Crampons and pompoms kick football into touch.
Pupils are learning how to surf, rock climb and even perform BMX biking tricks as part of a move to tackle disenchantment with traditional school sports such as rugby, swimming and cross-country running.

Schools, worried that so many students give up all physical exercise at 16, hope that offering newer, adrenaline-fuelled pursuits will encourage teenagers to stay active.

The number of teenagers taking part in long-established team games such as cricket, rounders and basketball is falling, official figures show. While many of these refuseniks become idle 'couch potatoes' or stick to sedentary activities such as computer games, others are happy to get sweaty while doing more exciting and individualistic sports.

Hackney Free and Parochial School in east London spent £42,000 installing a climbing wall last December to help motivate pupils who wanted a fresh sort of challenge.

'It's something different, pupils have responded and it has increased participation in PE lessons by five to 10 per cent', said Adrian Mullis, the school's director of sport. 'Our 15- and 16-year-olds use it both in games classes and after school.

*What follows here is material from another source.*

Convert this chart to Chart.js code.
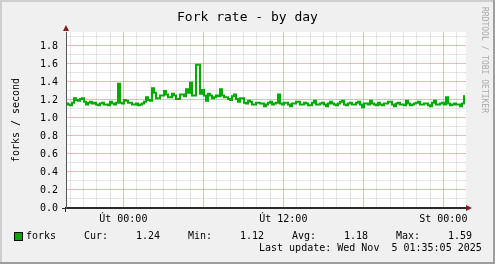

They like the challenge, adrenaline rush and sense of achievement when they get to the top of the wall.'

The school still offers games such as football and netball, but it also lays on orienteering and mountain biking sessions.

'We hope that by offering imaginative activities we will address the massive rates of drop-off from sport', said Mullis.

In Cornwall and Devon, 10 secondary schools have set up 'surf clubs' where teachers who have qualified as surfing coaches act as instructors.

Joanne Hillman of the British Surfing Association, said: 'Surfing is growing rapidly in popularity in schools. Kids come across it, like in adverts on TV, think it's exciting and decide to try it. They like the lifestyle that goes with it, the element of danger and that it's now very "street". There's a definite change now where kids want to do more extreme sports.'

More and more 'grommet clubs' - 'grommet' is surfing slang for a young participant - are being set up to offer weekend lessons to enthusiasts under 16 in Kent, Wales, Newcastle and Scotland, as well as the sport's heartland in the south-west.

In Sutton, south London, Carshalton Boys' School has taken soccer out of its PE curriculum altogether and replaced it with Australian Rules football.

'About 500 pupils have done it so far, and around 30 per cent of them are those who are the shyer, less confident and more unfit', said Paul Avery, the school's head of sport. 'Pupils like the fact that because it's new, no one here has played it before, everyone is equal and there is no hierarchy.'

The school uses a modified, less physical version of a game notorious for its tough tackling and all-round aggression, called 'touch Aussie Rules', where a pupil must release the ball as soon as they are touched by an opponent.

A growing number of schools are even embracing cheerleading, that quintessentially American activity, to get girls more involved in sport.

Roger Draper, chief executive of Sport England, said: 'Research shows that kids want to experience danger but in a safe environment because they feel that danger is being stripped out of their everyday lives. More schools are installing climbing walls, BMX cycle trails and skateparks because they realise that the wider variety of sports, the more pupils will take part.'.